AIM OF THE EXERCISE
From the listing below, pull out every line where the string "Rebuild" appears.

PROVIDED DATA

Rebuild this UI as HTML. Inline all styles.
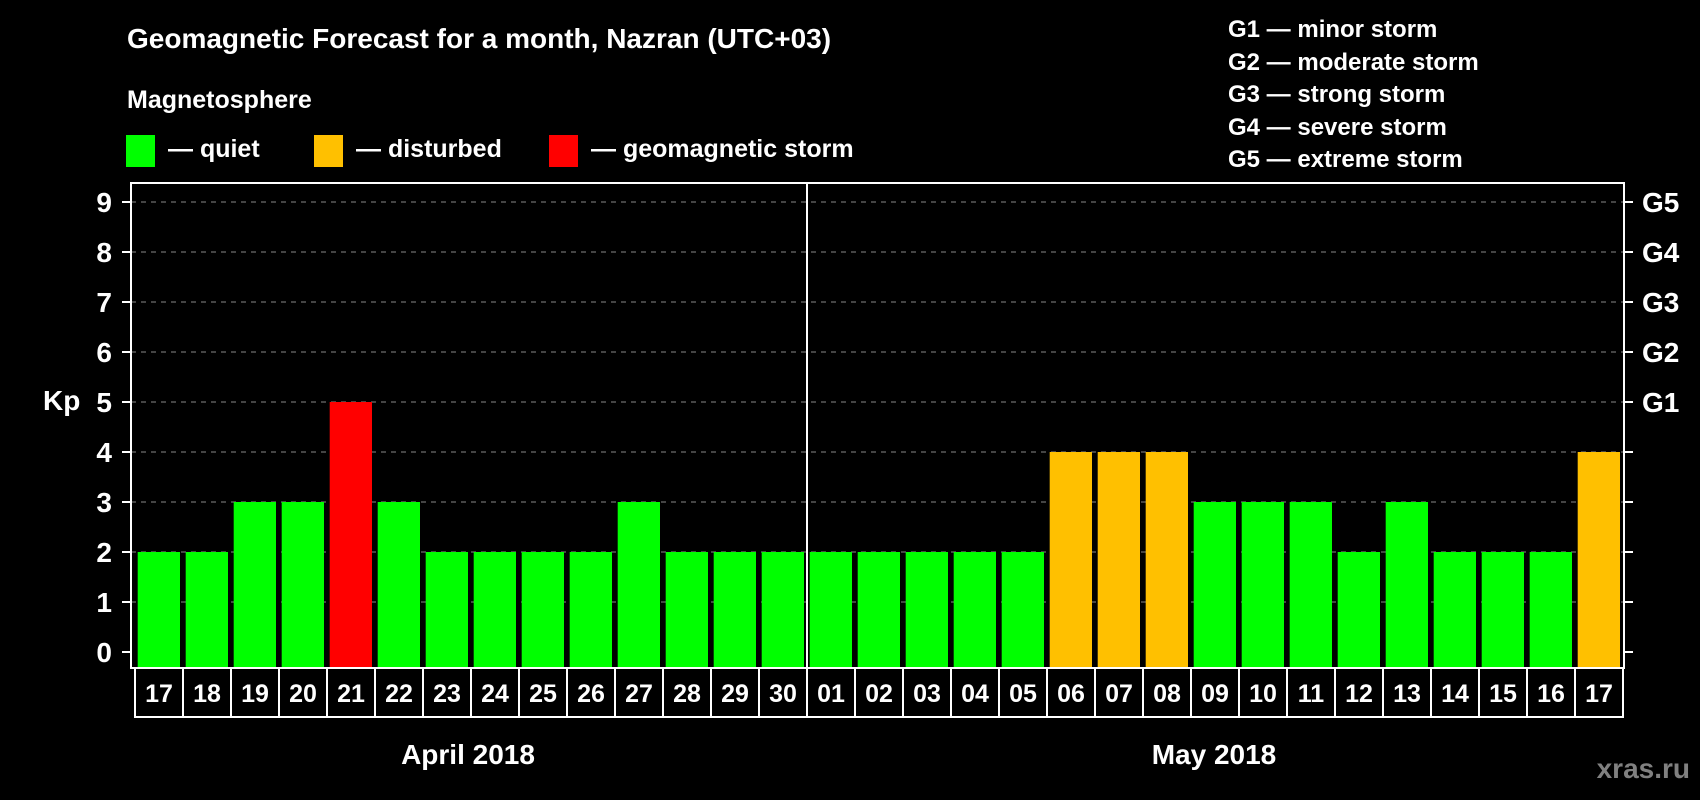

---

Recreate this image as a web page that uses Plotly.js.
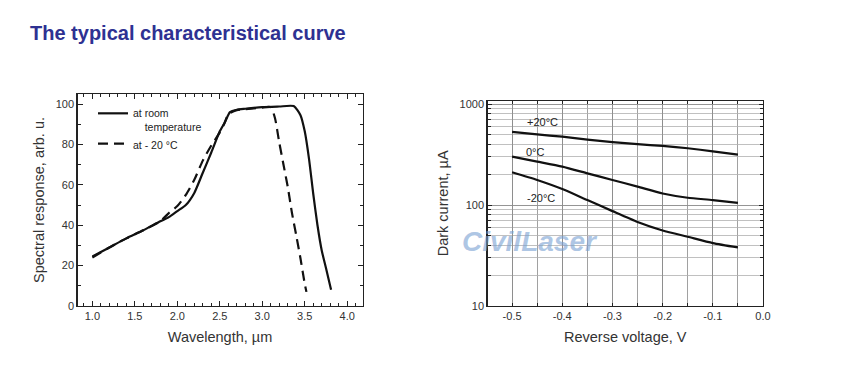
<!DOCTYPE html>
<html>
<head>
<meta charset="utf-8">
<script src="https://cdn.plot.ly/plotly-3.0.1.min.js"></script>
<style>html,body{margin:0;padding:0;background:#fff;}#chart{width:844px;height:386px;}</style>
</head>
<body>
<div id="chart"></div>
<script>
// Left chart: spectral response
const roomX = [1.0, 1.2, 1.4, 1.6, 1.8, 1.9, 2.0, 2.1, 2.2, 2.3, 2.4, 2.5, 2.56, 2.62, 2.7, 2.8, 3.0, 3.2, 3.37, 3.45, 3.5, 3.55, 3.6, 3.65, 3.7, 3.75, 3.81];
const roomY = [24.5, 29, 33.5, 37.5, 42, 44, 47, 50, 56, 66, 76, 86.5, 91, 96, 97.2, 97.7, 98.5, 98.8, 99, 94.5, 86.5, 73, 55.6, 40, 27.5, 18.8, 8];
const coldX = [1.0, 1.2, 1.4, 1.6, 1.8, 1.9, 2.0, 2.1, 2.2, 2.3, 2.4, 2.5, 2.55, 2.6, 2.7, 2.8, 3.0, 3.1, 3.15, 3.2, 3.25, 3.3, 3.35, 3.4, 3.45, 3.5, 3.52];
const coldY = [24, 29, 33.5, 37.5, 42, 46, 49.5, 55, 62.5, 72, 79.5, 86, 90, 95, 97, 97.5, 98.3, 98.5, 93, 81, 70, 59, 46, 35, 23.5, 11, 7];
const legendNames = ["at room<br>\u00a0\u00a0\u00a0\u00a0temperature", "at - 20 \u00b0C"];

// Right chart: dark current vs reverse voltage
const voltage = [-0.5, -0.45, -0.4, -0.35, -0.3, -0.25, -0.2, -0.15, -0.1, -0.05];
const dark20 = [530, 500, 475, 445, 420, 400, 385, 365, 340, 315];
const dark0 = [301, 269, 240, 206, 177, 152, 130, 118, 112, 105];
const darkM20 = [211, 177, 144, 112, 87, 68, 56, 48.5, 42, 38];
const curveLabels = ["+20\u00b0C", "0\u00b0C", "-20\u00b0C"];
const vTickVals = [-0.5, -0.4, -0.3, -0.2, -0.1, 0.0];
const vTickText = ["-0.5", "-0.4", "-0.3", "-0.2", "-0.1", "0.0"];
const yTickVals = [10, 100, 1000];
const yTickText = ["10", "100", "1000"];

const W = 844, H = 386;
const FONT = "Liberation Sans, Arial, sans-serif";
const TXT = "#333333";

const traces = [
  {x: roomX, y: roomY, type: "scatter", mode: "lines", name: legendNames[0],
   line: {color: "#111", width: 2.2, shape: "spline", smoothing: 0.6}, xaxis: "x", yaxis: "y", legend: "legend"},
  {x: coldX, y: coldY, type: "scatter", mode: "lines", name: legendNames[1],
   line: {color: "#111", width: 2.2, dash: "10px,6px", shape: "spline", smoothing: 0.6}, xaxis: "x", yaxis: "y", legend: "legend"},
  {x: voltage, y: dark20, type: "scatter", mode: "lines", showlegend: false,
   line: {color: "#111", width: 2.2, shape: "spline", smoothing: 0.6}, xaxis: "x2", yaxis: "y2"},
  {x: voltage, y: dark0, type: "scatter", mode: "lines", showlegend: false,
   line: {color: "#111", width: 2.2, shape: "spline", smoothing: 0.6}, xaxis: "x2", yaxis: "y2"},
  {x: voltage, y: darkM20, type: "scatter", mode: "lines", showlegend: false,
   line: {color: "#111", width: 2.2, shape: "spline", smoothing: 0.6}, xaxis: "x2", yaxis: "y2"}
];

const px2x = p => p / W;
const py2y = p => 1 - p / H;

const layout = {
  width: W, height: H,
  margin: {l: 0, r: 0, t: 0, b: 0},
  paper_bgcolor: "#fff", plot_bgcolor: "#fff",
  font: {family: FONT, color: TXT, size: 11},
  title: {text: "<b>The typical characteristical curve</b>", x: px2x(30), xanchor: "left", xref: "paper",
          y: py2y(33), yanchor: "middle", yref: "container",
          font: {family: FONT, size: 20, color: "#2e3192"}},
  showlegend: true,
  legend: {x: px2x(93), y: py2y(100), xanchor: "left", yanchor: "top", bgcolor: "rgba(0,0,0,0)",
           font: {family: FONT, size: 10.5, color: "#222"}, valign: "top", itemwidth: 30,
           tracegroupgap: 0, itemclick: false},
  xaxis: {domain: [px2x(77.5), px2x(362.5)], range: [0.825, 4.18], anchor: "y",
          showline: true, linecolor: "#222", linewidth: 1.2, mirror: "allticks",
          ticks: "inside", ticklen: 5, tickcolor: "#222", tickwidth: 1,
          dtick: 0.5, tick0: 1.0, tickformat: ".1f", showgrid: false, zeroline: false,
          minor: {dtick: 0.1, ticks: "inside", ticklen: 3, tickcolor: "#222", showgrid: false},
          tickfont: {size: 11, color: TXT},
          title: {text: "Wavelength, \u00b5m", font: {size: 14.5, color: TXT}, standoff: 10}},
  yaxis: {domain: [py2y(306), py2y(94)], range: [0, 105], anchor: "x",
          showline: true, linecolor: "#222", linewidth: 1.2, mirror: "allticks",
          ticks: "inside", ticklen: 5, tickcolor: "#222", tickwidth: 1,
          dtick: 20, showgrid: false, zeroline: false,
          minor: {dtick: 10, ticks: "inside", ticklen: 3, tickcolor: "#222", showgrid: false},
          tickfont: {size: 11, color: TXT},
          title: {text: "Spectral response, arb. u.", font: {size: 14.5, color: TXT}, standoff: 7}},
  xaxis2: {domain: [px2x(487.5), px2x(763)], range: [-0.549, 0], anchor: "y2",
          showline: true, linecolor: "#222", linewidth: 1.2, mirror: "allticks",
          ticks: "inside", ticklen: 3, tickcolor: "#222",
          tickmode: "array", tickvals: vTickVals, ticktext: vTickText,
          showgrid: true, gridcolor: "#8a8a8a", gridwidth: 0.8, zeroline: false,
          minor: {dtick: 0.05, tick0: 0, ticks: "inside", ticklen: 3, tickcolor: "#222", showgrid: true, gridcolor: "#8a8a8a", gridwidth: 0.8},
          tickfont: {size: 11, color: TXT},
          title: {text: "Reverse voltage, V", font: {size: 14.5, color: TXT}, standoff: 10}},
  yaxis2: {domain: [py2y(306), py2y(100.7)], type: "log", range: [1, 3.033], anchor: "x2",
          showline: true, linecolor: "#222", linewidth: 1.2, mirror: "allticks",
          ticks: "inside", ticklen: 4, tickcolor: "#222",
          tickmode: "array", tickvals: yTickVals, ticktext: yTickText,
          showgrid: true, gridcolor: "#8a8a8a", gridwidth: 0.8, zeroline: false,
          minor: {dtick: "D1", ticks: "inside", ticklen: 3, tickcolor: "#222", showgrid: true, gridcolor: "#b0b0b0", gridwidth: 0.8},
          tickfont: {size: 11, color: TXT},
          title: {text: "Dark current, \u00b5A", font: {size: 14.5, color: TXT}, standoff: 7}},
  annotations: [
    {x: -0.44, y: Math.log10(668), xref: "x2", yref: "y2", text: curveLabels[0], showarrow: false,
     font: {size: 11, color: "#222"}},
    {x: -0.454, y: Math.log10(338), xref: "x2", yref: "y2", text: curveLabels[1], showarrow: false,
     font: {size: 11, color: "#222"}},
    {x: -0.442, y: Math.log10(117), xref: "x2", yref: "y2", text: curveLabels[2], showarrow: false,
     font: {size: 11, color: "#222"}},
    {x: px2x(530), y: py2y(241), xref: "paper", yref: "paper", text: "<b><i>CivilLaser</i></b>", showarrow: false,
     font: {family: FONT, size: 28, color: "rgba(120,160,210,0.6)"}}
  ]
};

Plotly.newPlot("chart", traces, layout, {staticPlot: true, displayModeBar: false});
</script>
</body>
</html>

==

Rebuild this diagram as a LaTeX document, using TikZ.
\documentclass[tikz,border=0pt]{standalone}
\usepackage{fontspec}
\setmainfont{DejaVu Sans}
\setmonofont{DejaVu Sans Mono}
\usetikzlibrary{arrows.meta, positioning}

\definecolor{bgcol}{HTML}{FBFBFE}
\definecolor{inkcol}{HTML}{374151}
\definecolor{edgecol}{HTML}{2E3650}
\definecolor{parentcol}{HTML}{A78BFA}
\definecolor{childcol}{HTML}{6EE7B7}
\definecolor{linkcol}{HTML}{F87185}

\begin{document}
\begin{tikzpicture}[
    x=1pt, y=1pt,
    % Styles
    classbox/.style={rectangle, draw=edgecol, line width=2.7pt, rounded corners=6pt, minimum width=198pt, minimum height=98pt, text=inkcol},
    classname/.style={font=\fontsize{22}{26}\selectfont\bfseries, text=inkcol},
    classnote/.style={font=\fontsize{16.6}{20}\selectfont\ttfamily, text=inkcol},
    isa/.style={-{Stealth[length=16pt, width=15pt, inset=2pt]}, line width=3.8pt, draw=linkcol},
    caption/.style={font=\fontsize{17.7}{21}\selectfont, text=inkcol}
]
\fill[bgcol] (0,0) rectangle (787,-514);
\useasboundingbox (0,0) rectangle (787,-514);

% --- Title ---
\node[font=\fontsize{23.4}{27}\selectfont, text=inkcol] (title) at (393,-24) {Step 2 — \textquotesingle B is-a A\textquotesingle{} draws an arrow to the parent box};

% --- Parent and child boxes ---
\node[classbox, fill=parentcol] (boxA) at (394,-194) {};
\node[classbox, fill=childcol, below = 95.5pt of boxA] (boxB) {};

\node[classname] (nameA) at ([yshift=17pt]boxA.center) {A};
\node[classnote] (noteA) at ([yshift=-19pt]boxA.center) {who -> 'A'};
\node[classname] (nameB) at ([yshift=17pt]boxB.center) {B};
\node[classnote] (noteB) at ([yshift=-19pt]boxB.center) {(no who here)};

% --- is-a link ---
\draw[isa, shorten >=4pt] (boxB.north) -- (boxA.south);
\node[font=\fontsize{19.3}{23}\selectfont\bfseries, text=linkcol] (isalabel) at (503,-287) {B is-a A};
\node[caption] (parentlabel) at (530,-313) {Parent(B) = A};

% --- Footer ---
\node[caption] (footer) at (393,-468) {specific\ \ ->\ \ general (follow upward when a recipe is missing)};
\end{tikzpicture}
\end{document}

WRITTEN ANSWER
Rebuild this UI as HTML. Inline all styles.
Rebuild this diagram as a LaTeX document, using TikZ.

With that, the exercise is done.